Earlier RLDS official church histories talked about it. However, today there is an assumed commonsense notion of what that means for LDS folks, which I don’t think would have been clear for 1830s folks at all, and certainly was not clear for RLDS folks because they were from different traditions. There’s a tradition the LDS Church built around that vision, which RLDS did not share because they didn’t have the same tradition. For LDS, it legitimizes temples today, and the ordinances and the power to do them today. RLDS read it as an appearance of Christ to accept the temple and didn’t have a theology of keys to accompany it. That theology of keys in the LDS Church is not at all clear in the 1830s, but what it means develops over time in Nauvoo and evolves even further in the Salt Lake Valley.

Are you concerned that Latter-day Saint missionaries — under the guidance of professional historians — will now be the tour guides?

(The Church of Jesus Christ of Latter-day Saints) A view of the Kirtland Temple and historic cemetery from inside the newly restored home of church founder Joseph Smith and wife Emma Smith in August 2023.

I can’t dictate to the LDS Church [leaders] about their training program. I could suggest that [they do] something like what the Community of Christ did. We would use college-age interns, (not that much different than [young LDS] missionaries really, they’re the same age) and do a class at night with them. It was a three-hour college credit course. It was a real college credit course where they had to read stuff and do papers. It made them into better guides. A real academic course could be really helpful for missionaries. But maybe that’s not what they thought when they were originally called on the mission.

What is the function of the Community of Christ’s temple in Independence, Mo.?

The template for the Independence Temple is the Kirtland Temple, in which you have church headquarters, you have a place for public worship and conferences. Then you also have the church’s graduate seminary, which is like what happens in the school of the apostles or other iterations of priesthood training in the Kirtland Temple. It does show the kind of continued legacy of Kirtland in the present day life of the Community of Christ.

What are your hopes for Kirtland for the future?

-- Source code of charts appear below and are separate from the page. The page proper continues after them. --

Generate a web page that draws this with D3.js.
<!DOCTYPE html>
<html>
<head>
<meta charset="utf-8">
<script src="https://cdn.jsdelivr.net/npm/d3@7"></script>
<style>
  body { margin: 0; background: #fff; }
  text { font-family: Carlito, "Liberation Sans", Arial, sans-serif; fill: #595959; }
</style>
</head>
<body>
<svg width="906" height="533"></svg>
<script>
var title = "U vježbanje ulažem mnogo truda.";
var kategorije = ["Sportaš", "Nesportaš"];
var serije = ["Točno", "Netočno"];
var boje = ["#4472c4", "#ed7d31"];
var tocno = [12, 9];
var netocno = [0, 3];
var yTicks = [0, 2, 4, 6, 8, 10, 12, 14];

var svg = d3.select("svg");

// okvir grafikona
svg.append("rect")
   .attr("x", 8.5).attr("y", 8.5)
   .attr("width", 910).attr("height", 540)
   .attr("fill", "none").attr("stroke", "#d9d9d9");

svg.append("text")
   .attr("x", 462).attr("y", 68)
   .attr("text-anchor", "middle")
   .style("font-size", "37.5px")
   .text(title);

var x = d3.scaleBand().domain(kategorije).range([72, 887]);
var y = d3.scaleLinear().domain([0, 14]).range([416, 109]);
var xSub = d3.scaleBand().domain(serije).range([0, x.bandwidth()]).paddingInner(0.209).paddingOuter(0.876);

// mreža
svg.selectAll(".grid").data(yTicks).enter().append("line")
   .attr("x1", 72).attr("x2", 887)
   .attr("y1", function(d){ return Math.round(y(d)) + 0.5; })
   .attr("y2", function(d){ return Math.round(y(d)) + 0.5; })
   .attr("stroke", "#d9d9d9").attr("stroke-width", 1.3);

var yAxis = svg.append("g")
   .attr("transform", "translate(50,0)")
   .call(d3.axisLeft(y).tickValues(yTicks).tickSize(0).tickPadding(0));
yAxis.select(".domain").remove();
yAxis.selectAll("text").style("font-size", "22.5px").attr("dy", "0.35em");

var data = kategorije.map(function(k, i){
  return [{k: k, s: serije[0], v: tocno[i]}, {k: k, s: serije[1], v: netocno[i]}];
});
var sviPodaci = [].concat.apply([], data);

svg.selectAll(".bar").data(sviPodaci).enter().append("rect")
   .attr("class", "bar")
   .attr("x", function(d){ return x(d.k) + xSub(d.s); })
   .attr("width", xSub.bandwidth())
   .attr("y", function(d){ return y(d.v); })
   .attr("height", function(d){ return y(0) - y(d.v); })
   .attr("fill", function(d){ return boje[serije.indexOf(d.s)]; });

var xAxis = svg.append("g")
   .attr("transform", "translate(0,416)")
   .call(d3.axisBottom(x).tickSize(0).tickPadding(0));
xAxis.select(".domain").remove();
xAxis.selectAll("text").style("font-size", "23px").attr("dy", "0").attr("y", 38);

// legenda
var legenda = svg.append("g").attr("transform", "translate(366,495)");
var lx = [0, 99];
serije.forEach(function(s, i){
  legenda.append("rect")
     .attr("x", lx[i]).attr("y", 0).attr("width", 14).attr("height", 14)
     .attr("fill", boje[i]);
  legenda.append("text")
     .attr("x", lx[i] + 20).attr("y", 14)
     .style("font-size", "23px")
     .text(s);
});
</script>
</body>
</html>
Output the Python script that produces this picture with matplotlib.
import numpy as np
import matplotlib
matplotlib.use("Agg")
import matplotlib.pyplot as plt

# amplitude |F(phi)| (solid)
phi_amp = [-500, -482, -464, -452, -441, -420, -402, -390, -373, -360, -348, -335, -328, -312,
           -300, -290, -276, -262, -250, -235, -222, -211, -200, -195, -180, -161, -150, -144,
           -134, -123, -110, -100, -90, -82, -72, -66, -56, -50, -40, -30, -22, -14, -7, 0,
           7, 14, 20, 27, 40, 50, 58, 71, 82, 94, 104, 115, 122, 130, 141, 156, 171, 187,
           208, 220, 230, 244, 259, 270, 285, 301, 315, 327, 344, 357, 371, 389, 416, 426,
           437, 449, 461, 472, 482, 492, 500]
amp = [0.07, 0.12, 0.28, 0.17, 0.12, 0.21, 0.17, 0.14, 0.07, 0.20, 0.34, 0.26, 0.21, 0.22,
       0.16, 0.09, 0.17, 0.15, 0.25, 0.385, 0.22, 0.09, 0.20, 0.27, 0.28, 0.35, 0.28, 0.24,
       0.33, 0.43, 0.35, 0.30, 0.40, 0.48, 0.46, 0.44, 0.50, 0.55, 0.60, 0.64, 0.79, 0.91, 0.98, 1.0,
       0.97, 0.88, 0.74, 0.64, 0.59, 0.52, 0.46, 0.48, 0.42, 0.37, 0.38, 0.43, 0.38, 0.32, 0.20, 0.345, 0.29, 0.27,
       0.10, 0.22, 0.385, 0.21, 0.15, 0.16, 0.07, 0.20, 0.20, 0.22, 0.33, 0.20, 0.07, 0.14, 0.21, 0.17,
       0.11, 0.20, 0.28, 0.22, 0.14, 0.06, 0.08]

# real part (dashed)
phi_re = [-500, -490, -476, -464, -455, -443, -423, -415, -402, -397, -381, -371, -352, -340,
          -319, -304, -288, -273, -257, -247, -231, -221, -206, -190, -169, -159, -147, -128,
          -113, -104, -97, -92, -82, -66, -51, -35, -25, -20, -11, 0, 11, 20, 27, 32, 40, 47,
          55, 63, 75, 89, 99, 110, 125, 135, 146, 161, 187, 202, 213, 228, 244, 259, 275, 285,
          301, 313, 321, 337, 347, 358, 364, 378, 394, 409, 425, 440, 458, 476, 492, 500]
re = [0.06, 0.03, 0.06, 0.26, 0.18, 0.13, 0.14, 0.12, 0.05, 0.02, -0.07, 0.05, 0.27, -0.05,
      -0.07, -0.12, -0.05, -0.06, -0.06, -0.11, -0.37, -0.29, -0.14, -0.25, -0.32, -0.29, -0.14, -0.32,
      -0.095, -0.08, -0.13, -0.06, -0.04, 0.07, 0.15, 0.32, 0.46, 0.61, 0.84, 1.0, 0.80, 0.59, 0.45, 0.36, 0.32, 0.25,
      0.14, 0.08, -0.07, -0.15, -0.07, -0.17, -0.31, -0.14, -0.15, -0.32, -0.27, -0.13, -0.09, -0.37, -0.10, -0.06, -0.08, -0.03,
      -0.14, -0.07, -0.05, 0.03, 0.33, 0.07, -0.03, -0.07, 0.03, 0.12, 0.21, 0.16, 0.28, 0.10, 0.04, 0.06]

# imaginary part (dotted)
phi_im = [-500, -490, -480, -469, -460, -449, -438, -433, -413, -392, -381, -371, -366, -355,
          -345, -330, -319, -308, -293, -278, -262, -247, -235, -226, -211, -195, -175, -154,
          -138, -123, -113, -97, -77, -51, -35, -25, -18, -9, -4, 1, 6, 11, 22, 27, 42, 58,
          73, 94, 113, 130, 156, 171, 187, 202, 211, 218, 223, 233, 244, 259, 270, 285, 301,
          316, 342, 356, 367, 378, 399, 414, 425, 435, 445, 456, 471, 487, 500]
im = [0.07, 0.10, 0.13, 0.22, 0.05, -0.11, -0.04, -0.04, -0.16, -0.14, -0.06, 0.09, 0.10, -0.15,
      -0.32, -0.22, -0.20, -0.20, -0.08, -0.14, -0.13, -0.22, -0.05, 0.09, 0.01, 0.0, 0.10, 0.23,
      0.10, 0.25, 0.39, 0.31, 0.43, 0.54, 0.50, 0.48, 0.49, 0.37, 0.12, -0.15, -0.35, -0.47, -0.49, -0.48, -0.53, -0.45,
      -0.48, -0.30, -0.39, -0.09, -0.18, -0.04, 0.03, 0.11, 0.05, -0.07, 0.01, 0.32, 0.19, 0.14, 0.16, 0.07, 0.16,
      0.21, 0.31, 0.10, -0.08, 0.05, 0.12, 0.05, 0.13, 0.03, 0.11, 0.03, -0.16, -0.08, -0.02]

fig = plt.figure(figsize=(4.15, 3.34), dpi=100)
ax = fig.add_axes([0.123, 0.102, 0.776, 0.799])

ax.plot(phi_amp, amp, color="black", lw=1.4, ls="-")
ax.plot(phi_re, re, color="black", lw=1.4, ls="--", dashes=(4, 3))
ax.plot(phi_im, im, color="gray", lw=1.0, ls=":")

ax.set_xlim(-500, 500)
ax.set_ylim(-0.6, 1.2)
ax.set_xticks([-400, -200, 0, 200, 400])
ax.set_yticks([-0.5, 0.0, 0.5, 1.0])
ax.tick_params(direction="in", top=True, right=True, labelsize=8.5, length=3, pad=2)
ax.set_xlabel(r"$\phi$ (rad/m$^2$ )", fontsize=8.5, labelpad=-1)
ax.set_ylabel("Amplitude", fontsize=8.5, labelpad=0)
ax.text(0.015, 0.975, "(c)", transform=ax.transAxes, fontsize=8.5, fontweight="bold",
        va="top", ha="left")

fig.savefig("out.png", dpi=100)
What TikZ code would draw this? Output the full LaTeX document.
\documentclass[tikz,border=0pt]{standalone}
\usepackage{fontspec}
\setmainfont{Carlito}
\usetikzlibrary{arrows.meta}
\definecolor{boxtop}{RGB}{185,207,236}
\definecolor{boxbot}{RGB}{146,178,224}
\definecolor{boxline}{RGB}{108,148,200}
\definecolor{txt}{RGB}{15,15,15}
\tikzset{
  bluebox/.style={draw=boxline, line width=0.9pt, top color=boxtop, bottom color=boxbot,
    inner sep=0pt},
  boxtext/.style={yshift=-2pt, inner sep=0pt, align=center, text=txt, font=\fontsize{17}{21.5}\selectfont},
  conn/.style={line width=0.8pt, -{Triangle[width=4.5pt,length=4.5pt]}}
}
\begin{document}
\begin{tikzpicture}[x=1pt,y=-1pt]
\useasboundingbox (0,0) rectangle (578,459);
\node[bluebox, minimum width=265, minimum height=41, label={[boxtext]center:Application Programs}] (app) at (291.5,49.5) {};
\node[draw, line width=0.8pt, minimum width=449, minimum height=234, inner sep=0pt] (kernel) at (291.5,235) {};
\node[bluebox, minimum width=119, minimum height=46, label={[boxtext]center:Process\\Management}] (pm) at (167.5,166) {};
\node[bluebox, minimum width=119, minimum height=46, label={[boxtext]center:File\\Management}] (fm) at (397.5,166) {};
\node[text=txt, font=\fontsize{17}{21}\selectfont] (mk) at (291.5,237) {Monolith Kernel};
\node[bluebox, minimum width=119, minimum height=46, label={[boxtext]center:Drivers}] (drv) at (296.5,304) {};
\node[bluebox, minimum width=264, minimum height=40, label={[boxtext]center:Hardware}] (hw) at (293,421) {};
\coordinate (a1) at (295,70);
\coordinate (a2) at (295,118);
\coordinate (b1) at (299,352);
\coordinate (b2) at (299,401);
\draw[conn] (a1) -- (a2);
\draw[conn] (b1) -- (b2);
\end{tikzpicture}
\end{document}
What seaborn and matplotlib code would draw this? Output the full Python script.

I do hope it still will be a place where multiple traditions can value it and that the sale of sites won’t mean the Community of Christ will value its 19th-century history less. I hope that it continues its promise of being a version of progressive Christianity with a restoration heritage, that can put those two together in a way that is kind of unique among the Mormon family of churches. I think that needs to happen in this world just for the ecological diversity of the restoration tradition. That’s a valuable thing. I hope, too, that folks who found Kirtland in the past as a safe place — I think of LGBTQ Mormons and Mormon feminists and others — to reconnect with the past and an institution that sometimes they feel very alienated from (the institution they were born into). ...That’s really complicated. And I feel sadness, too, wondering how that will play out.